Keywords

1 Introduction

The mathematical modelling of poroelastic materials is a relevant problem in many areas of science and engineering, such as development of oil and gas fields and others. The theory of poroelasticity was developed by Terzaghi [1] for the one-dimensional case. The three-dimensional case and the generalization of the poroelasticity theory was done by Biot [2]. In [3] a formulation of Biot’s linear theory suitable for problems of soil mechanics was proposed. The equations of consolidation were reformulated in terms of undrained coefficients in [4].

The static contact problem about a rigid punch on the free surface of a linear porous elastic half-plane was solved with the use of a Fourier transform and a singular integral equation in [5]. The dynamic response of a poroelastic half-plane soil medium subjected to moving loads was studied analytically/numerically under conditions of plane strain in [6]. The loading function was presented there by a Fourier series expansion.

It is well known that the apparatus of mathematical physics’ boundary problems allows successful modeling of many complex dynamic problems of elasticity and destruction [7,8,9]. Authors of the present investigation set as their goal the application of the apparatus of generalized integral transforms and discontinuous problems to the solving of poroelasticity problems. With this aim the solving of the known model problem is proposed. It is derived by analytical transforms, and the exact formulae for the displacements, stress and pore pressure are found.

2 Statement of the Problem

The poroelastic semi-infinite plane \(y>0\) is considered. It’s boundary \(y=0\) is loaded by the load l(x), and perfect drainage conditions are fulfilled [10]:

$$\begin{aligned} \sigma _y|_{y=0}=-l(x), \tau _{xy}|_{y=0}=0, p|_{y=0}=0 \end{aligned}$$
(1)

Here p(xy) is pore pressure, \(\sigma _y(x,y), \tau _{xy}(x,y)\) are normal and shear effective stresses.

The system of equilibrium and storage equations has the following form [11]

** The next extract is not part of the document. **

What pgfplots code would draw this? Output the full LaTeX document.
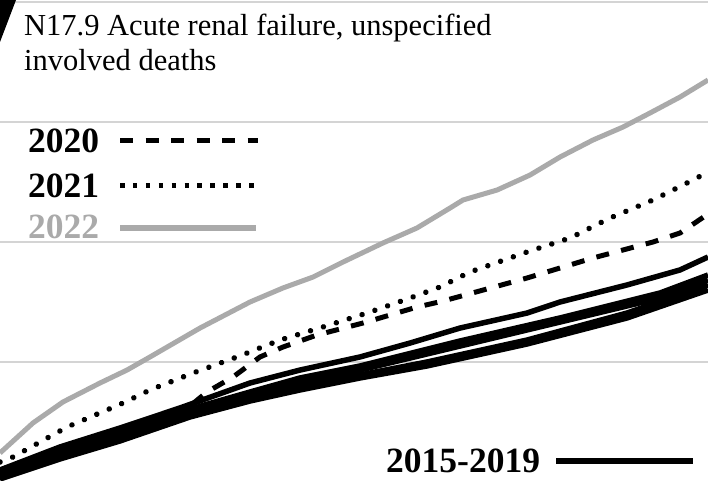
\documentclass[border=0pt]{standalone}
\usepackage{pgfplots}
\pgfplotsset{compat=1.18}
\usepackage{fontspec}
\setmainfont{Liberation Serif}
\definecolor{lightgrid}{HTML}{D4D4D4}
\definecolor{gray22}{HTML}{AAAAAA}
\begin{document}
\begin{tikzpicture}
\begin{axis}[
  scale only axis, width=708pt, height=480pt,
  xmin=0, xmax=708, ymin=0.0167, ymax=4.0167,
  axis line style={draw=none},
  xtick=\empty, ytick={1,2,3,4}, yticklabels={},
  major tick length=0pt, tick style={draw=none},
  ymajorgrids, grid style={lightgrid, line width=1.3pt},
  clip=true,
  every axis plot/.append style={line join=round},
]
\coordinate (SW) at (rel axis cs:0,0);
\coordinate (NE) at (rel axis cs:1,1);
% 2015-2019
\addplot[black, line width=5.5pt] coordinates {(0,0.1) (60,0.292) (120,0.45) (180,0.617) (250,0.825) (300,0.933) (360,1.042) (410,1.158) (460,1.283) (527,1.408) (560,1.5) (627,1.642) (680,1.767) (708,1.875)};
\addplot[black, line width=5.5pt] coordinates {(0,0.083) (60,0.267) (120,0.417) (180,0.583) (250,0.75) (300,0.867) (360,0.967) (460,1.175) (560,1.367) (660,1.575) (708,1.725)};
\addplot[black, line width=5.5pt] coordinates {(0,0.067) (60,0.242) (120,0.392) (180,0.55) (250,0.725) (300,0.825) (360,0.933) (460,1.133) (560,1.333) (660,1.533) (708,1.683)};
\addplot[black, line width=5.5pt] coordinates {(0,0.05) (60,0.217) (120,0.367) (190,0.567) (250,0.7) (300,0.8) (360,0.892) (427,1.0) (527,1.183) (627,1.408) (708,1.642)};
\addplot[black, line width=5.5pt] coordinates {(0,0.025) (60,0.192) (120,0.342) (190,0.542) (250,0.675) (300,0.767) (360,0.867) (427,0.967) (527,1.15) (627,1.367) (708,1.6)};
% 2020
\addplot[black, line width=5pt, dash pattern=on 13pt off 12.5pt] coordinates {(0,0.1) (60,0.267) (120,0.417) (190,0.633) (207,0.75) (233,0.875) (260,1.042) (283,1.125) (317,1.225) (363,1.325) (417,1.458) (443,1.508) (527,1.7) (593,1.867) (653,2.0) (680,2.075) (708,2.233)};
% 2021
\addplot[black, line width=5.5pt, line cap=round, dash pattern=on 0.01pt off 13.5pt] coordinates {(0,0.167) (13,0.208) (40,0.333) (67,0.458) (95,0.558) (123,0.658) (150,0.767) (193,0.908) (237,1.042) (280,1.183) (323,1.292) (367,1.408) (410,1.533) (440,1.625) (470,1.75) (527,1.917) (570,2.033) (610,2.2) (653,2.35) (693,2.517) (708,2.583)};
% 2022
\addplot[gray22, line width=5pt] coordinates {(0,0.242) (33,0.492) (63,0.667) (100,0.825) (127,0.933) (150,1.042) (200,1.283) (250,1.5) (283,1.617) (313,1.708) (343,1.833) (383,1.992) (417,2.117) (450,2.283) (463,2.35) (497,2.433) (530,2.558) (560,2.708) (593,2.85) (623,2.958) (650,3.075) (680,3.208) (708,3.35)};
% corner mark
\fill[black] (rel axis cs:0,1) -- (rel axis cs:0.0226,1) -- (rel axis cs:0,0.9125) -- cycle;
% title
\node[anchor=base west, inner sep=0pt, font=\fontsize{30.5}{36}\selectfont] at (axis cs:24,3.725) {N17.9 Acute renal failure, unspecified};
\node[anchor=base west, inner sep=0pt, font=\fontsize{30.5}{36}\selectfont] at (axis cs:24,3.433) {involved deaths};
% legend
\node[anchor=base west, inner sep=0pt, font=\fontsize{35.5}{40}\selectfont\bfseries] at (axis cs:28,2.75) {2020};
\draw[black, line width=5pt, dash pattern=on 13pt off 12.5pt] (axis cs:120,2.85) -- (axis cs:258,2.85);
\node[anchor=base west, inner sep=0pt, font=\fontsize{35.5}{40}\selectfont\bfseries] at (axis cs:28,2.367) {2021};
\draw[black, line width=5pt, dash pattern=on 4.5pt off 8.4pt] (axis cs:120,2.475) -- (axis cs:256,2.475);
\node[anchor=base west, inner sep=0pt, text=gray22, font=\fontsize{35.5}{40}\selectfont\bfseries] at (axis cs:28,2.033) {2022};
\draw[gray22, line width=5.5pt] (axis cs:120,2.117) -- (axis cs:256,2.117);
\node[anchor=base west, inner sep=0pt, font=\fontsize{35.5}{40}\selectfont\bfseries] at (axis cs:386,0.083) {2015-2019};
\draw[black, line width=6pt] (axis cs:556,0.175) -- (axis cs:693,0.175);
\end{axis}
\pgfresetboundingbox
\path (SW) rectangle (NE);
\end{tikzpicture}
\end{document}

$$\begin{aligned} \left\{ \begin{array}{c} \frac{\partial ^2 u}{\partial x^2}+\frac{\kappa -1}{\kappa +1}\frac{\partial ^2 u}{\partial y^2}+\frac{2}{\kappa +1} \frac{\partial ^{2} v}{\partial x \partial y} -\frac{\alpha }{G} \frac{\kappa -1}{\kappa +1}\frac{\partial p}{\partial x}=0, \\ \frac{\partial ^2 v}{\partial x^2}+\frac{\kappa +1}{\kappa -1}\frac{\partial ^{2} v}{\partial y^2}-\frac{2}{\kappa -1} \frac{\partial ^2 u}{\partial x \partial y} -\frac{\alpha }{G} \frac{\partial p}{\partial y}=0, \\ \frac{\partial ^2 p}{\partial x^2} + \frac{\partial ^2 p}{\partial y^2} -\frac{\alpha }{k} \left( \frac{\partial u}{\partial x} + \frac{\partial v}{\partial y}\right) - \frac{S_p}{k} p=0 \end{array}\right. \end{aligned}$$
(2)

where \(u(x,y)=u_x(x,y), v(x,y)=u_y(x,y)\) are displacements of the solid skeleton, \(\kappa =3-4\mu \) is Muskhelishvili’s constant, \(\mu \) is Poisson ratio, G is shear modulus, \(\alpha \) is Biot’s coefficient, \(S_p\) is storativity of the pore space, k is permeability.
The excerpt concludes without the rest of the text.